PORTLAND, Ore. (KOIN) — According to a recently published scientific study, the United States has been fighting wildfires incorrectly for decades.
As much of the western U.S. continues to burn, a team of scientists from leading research universities has published a synthesis of the scientific literature outlining the “urgent need for change” in the way wildfires are battled during the onset of climate change.
Scientists from more than 20 institutions, which include Oregon State University and the University of Washington, reviewed more than 1,000 research papers over the past century, before publishing the study “Wildfire and climate change adaptation of western North American forests: a case for intentional management” this week.
Key recommendations outlined in the article include reducing fuels on the ground; reintroducing frequent small fires, which is a preventative measure practice by Native Americans; thinning dense forests; and allowing more wildfires to burn before and after peak wildfire season.

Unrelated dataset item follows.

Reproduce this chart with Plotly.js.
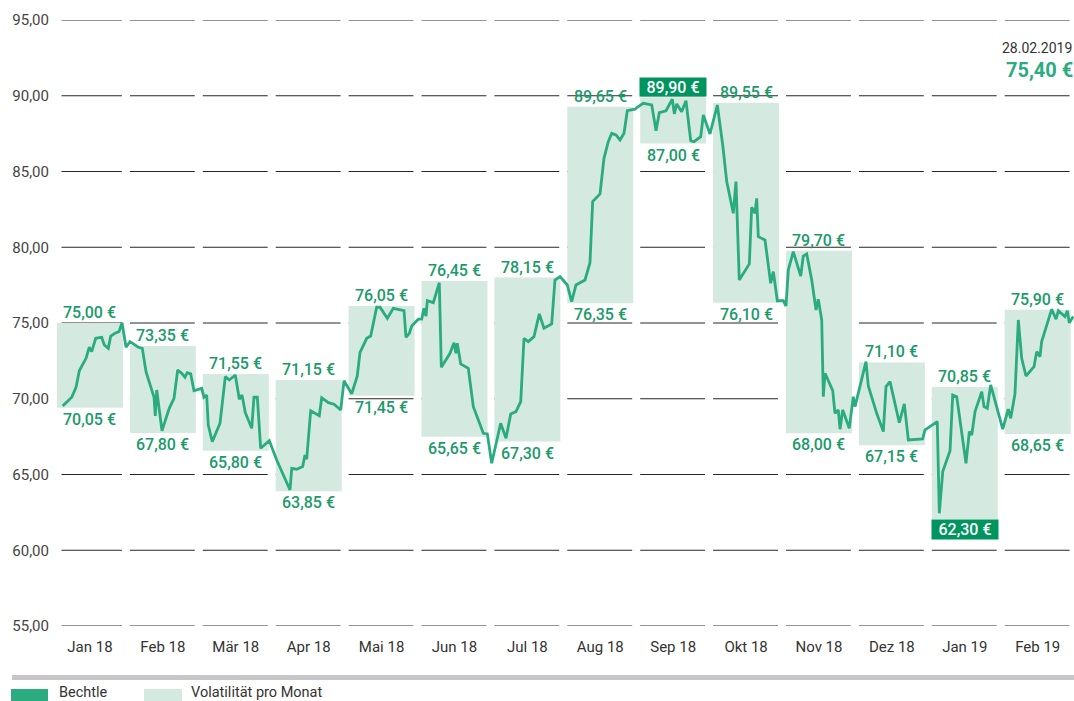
<!DOCTYPE html>
<html>
<head>
<meta charset="utf-8">
<script src="https://cdn.plot.ly/plotly-3.0.1.min.js"></script>
<style>
  html, body { margin: 0; padding: 0; background: #fff; }
  #chart { width: 1074px; height: 701px; }
</style>
</head>
<body>
<div id="chart"></div>
<script>
// ---------- DATA ----------
const months = ['Jan 18','Feb 18','Mär 18','Apr 18','Mai 18','Jun 18','Jul 18','Aug 18','Sep 18','Okt 18','Nov 18','Dez 18','Jan 19','Feb 19'];

// monthly range boxes (as drawn)
const boxHigh = [75.00, 73.48, 71.63, 71.24, 76.12, 77.77, 78.00, 89.28, 89.90, 89.54, 79.77, 72.40, 70.78, 75.88];
const boxLow  = [69.41, 67.74, 66.57, 63.90, 70.20, 67.50, 67.17, 76.30, 86.84, 76.34, 67.72, 66.93, 62.04, 67.67];

// printed monthly high / low labels
const labelHigh = [75.00, 73.35, 71.55, 71.15, 76.05, 76.45, 78.15, 89.65, 89.90, 89.55, 79.70, 71.10, 70.85, 75.90];
const labelLow  = [70.05, 67.80, 65.80, 63.85, 71.45, 65.65, 67.30, 76.35, 87.00, 76.10, 68.00, 67.15, 62.30, 68.65];
const highlightHigh = 8;   // Sep 18 : all-period high
const highlightLow  = 12;  // Jan 19 : all-period low

// Bechtle share price (position in months from Jan 18, price in EUR)
const dayPos = [0.078,0.202,0.261,0.306,0.398,0.443,0.476,0.531,0.613,0.649,0.704,0.737,0.796,0.850,0.892,0.947,1.001,
  1.115,1.170,1.221,1.285,1.331,1.348,1.368,1.440,1.540,1.605,1.656,1.711,1.756,1.787,1.834,1.879,1.985,
  2.016,2.053,2.075,2.130,2.236,2.309,2.364,2.446,2.501,2.538,2.583,2.671,2.702,2.748,2.794,2.912,
  3.014,3.082,3.196,3.220,3.288,3.370,3.402,3.425,3.480,3.598,3.631,3.722,3.800,3.892,3.937,4.043,
  4.119,4.156,4.248,4.303,4.385,4.431,4.531,4.613,4.760,4.787,4.833,4.866,4.956,
  5.003,5.034,5.062,5.080,5.162,5.244,5.272,5.391,5.446,5.473,5.491,5.538,5.642,5.711,5.848,5.903,5.963,
  6.086,6.159,6.224,6.296,6.361,6.406,6.465,6.543,6.616,6.680,6.786,6.831,6.900,
  7.000,7.060,7.119,7.243,7.311,7.348,7.449,7.503,7.562,7.609,7.668,7.723,7.778,7.823,7.929,
  7.960,8.042,8.158,8.217,8.262,8.354,8.409,8.440,8.468,8.501,8.569,8.628,8.693,8.738,8.830,8.866,
  8.957,9.058,9.132,9.187,9.277,9.314,9.359,9.414,9.497,9.529,9.575,9.598,9.620,9.712,9.790,9.826,9.881,9.963,
  10.000,10.032,10.100,10.202,10.237,10.284,10.353,10.412,10.443,10.490,10.512,10.535,10.641,10.672,10.717,10.741,10.778,10.868,10.923,10.947,
  11.097,11.129,11.244,11.335,11.372,11.427,11.554,11.623,11.678,11.875,11.907,
  12.075,12.103,12.150,12.250,12.287,12.342,12.469,12.515,12.548,12.593,12.685,12.716,12.761,12.808,
  12.973,13.049,13.082,13.141,13.187,13.233,13.292,13.402,13.439,13.484,13.507,13.645,13.704,13.736,13.827,13.859,13.886,13.941];
const price = [69.52,70.10,70.76,71.85,72.67,73.40,73.11,73.99,74.06,73.55,73.33,74.14,74.32,74.43,75.02,73.40,73.77,
  73.40,73.33,71.79,70.80,70.10,68.86,70.58,67.89,69.37,70.03,71.90,71.68,71.42,71.72,71.64,70.53,70.69,
  70.10,70.25,68.27,67.17,68.38,71.46,71.24,71.57,69.97,70.25,69.08,68.05,70.10,70.10,66.73,67.23,
  65.96,65.19,63.98,65.41,65.35,65.52,66.29,66.01,69.21,68.88,70.07,69.74,69.64,69.26,71.19,70.32,
  71.50,73.04,73.99,74.14,76.04,76.04,75.31,75.97,75.81,74.06,74.32,74.80,75.25,
  75.25,75.97,75.46,76.47,76.34,77.66,72.08,73.00,73.70,73.00,73.66,72.30,72.01,69.48,67.72,67.68,65.74,
  68.38,67.39,69.00,69.15,69.81,73.99,73.77,74.10,75.60,74.65,74.94,77.84,78.06,
  77.51,76.41,77.51,77.84,78.98,83.01,83.52,85.87,86.97,87.52,87.41,87.08,87.52,89.01,89.11,
  89.24,89.50,89.39,87.69,88.88,89.01,89.50,89.77,88.80,89.46,88.95,89.67,87.03,86.97,87.30,88.73,
  87.48,89.39,86.75,84.33,82.24,84.33,77.84,78.28,78.90,82.64,82.24,83.23,80.70,80.48,77.62,78.39,76.47,76.47,
  76.12,78.50,79.71,78.10,79.42,79.56,77.84,75.86,76.57,75.20,70.14,71.68,70.53,69.04,69.26,67.99,69.26,68.05,70.14,69.48,
  72.45,70.84,69.04,67.83,70.80,71.13,68.42,69.66,67.28,67.35,67.94,
  68.49,62.44,65.19,66.57,70.25,70.14,65.74,67.83,67.61,69.15,70.47,69.48,69.37,70.91,
  67.99,69.31,68.71,70.32,75.20,72.67,71.50,72.12,73.11,72.78,73.77,75.91,75.25,75.81,75.42,75.81,75.02,75.42];

const yTicks = [55, 60, 65, 70, 75, 80, 85, 90, 95];
const lastDate = '28.02.2019';
const lastPrice = 75.40;

// ---------- STYLE / LAYOUT ----------
const GREEN = '#2aab80';
const LABEL_GREEN = '#1b9a6a';
const DARK_GREEN = '#00945f';
const BOX_FILL = '#d4e9df';
const FONT = 'Roboto, "Open Sans", sans-serif';

const W = 1074, H = 701;
const M = {l: 50, r: 0, t: 20, b: 75};
const PW = W - M.l - M.r, PH = H - M.t - M.b;
const BOX_W = 0.905;
const px2x = px => (px - M.l) / PW;          // pixel -> paper x
const py2y = py => (M.t + PH - py) / PH;     // pixel -> paper y

const fmt = v => v.toFixed(2).replace('.', ',');
const eur = v => fmt(v) + ' €';

const idx = months.map((m, i) => i);

const traces = [
  {
    type: 'bar',
    x: idx.map(i => i + BOX_W / 2),
    base: boxLow,
    y: boxHigh.map((h, i) => h - boxLow[i]),
    width: BOX_W,
    marker: {color: BOX_FILL, line: {width: 0}},
    hoverinfo: 'skip',
    showlegend: false
  },
  {
    type: 'scatter',
    mode: 'lines',
    x: dayPos,
    y: price,
    line: {color: GREEN, width: 2.8},
    hoverinfo: 'skip',
    showlegend: false
  }
];

const shapes = [];
// segmented grid lines, one segment per month
yTicks.forEach(v => {
  idx.forEach(i => {
    shapes.push({
      type: 'line', layer: 'below', xref: 'x', yref: 'y',
      x0: i === 0 ? 0.062 : i, x1: i + 0.89, y0: v, y1: v,
      line: {color: '#262626', width: 1}
    });
  });
});
// bottom grey rule
shapes.push({type: 'rect', xref: 'paper', yref: 'paper',
  x0: px2x(12), x1: px2x(1074), y0: py2y(680), y1: py2y(675),
  fillcolor: '#c5c5ca', line: {width: 0}});
// legend swatches
shapes.push({type: 'rect', xref: 'paper', yref: 'paper',
  x0: px2x(11), x1: px2x(48), y0: py2y(702), y1: py2y(689),
  fillcolor: GREEN, line: {width: 0}});
shapes.push({type: 'rect', xref: 'paper', yref: 'paper',
  x0: px2x(144), x1: px2x(182), y0: py2y(702), y1: py2y(689),
  fillcolor: BOX_FILL, line: {width: 0}});

const annotations = [];
idx.forEach(i => {
  const cx = i + BOX_W / 2;
  const hiHL = i === highlightHigh, loHL = i === highlightLow;
  annotations.push({
    x: cx, y: boxHigh[i], xref: 'x', yref: 'y',
    text: eur(labelHigh[i]), showarrow: false,
    xanchor: 'center', yanchor: 'bottom',
    font: {family: FONT, size: 16, weight: 500, color: hiHL ? '#ffffff' : LABEL_GREEN},
    bgcolor: hiHL ? DARK_GREEN : 'rgba(0,0,0,0)',
    width: hiHL ? 66 : undefined, height: hiHL ? 18 : undefined,
    borderpad: 0
  });
  annotations.push({
    x: cx, y: boxLow[i], xref: 'x', yref: 'y',
    text: eur(labelLow[i]), showarrow: false,
    xanchor: 'center', yanchor: 'top',
    font: {family: FONT, size: 16, weight: 500, color: loHL ? '#ffffff' : LABEL_GREEN},
    bgcolor: loHL ? DARK_GREEN : 'rgba(0,0,0,0)',
    width: loHL ? 66 : undefined, height: loHL ? 19 : undefined,
    borderpad: 0, yshift: loHL ? 0 : -1
  });
});
// last price box (top right)
annotations.push({xref: 'paper', yref: 'paper', x: px2x(1074), y: py2y(48),
  xanchor: 'right', yanchor: 'middle', showarrow: false, text: lastDate,
  font: {family: FONT, size: 14, color: '#333333'}});
annotations.push({xref: 'paper', yref: 'paper', x: px2x(1075), y: py2y(70),
  xanchor: 'right', yanchor: 'middle', showarrow: false, text: eur(lastPrice),
  font: {family: FONT, size: 20, weight: 700, color: GREEN}});
// legend texts
annotations.push({xref: 'paper', yref: 'paper', x: px2x(57), y: py2y(692),
  xanchor: 'left', yanchor: 'middle', showarrow: false, text: 'Bechtle',
  font: {family: FONT, size: 14.5, color: '#333333'}});
annotations.push({xref: 'paper', yref: 'paper', x: px2x(189), y: py2y(692),
  xanchor: 'left', yanchor: 'middle', showarrow: false, text: 'Volatilität pro Monat',
  font: {family: FONT, size: 14.5, color: '#333333'}});

const xLeft = -7 / 72.9;
const layout = {
  width: W, height: H,
  margin: {l: M.l, r: M.r, t: M.t, b: M.b, pad: 0},
  paper_bgcolor: '#ffffff', plot_bgcolor: '#ffffff',
  showlegend: false,
  barmode: 'overlay',
  font: {family: FONT, color: '#333333'},
  xaxis: {
    range: [xLeft, xLeft + PW / 72.9],
    tickmode: 'array',
    tickvals: idx.map(i => i + BOX_W / 2),
    ticktext: months,
    ticks: 'outside', ticklen: 7, tickcolor: 'rgba(0,0,0,0)',
    tickfont: {family: FONT, size: 15, color: '#333333'},
    showgrid: false, zeroline: false, showline: false, fixedrange: true
  },
  yaxis: {
    range: [55, 95],
    tickmode: 'array',
    tickvals: yTicks,
    ticktext: yTicks.map(fmt),
    ticks: '',
    tickfont: {family: FONT, size: 15, color: '#444444'},
    showgrid: false, zeroline: false, showline: false, fixedrange: true
  },
  shapes: shapes,
  annotations: annotations
};

Plotly.newPlot('chart', traces, layout, {staticPlot: true, displayModeBar: false});
</script>
</body>
</html>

The study states “suppressing fires is still the norm even as megafires become more common and destructive. Scientists from across western North America are working to change that.”
Oregon State University Fire Specialist Christopher Adlam applauded the study, taking to social media to post “I hope the media (and anyone who cares about the future of fire management) pays attention to this monument of fire science. This is literally the mic drop moment for the country’s top fire/forest ecologists.”
In an interview with KOIN 6 News Dan Tilkin brought up the issue of suppressing fires with Adlam, asking if after so many decades of fighting fires, if humans were becoming too good at it.
“Yeah, absolutely!” Adlam replied. “You know, we wanted to protect values that we thought were vulnerable in the face of fire. We wanted to protect timber. We wanted to protect our communities, but what we were doing was also removing a vital part of the ecosystem.”
The recent study supports Adlam’s claims and further suggests reducing fuels and restoring fires may help the terrain adapt, increasing forests and nearby communities’ resiliency to wildfire damage.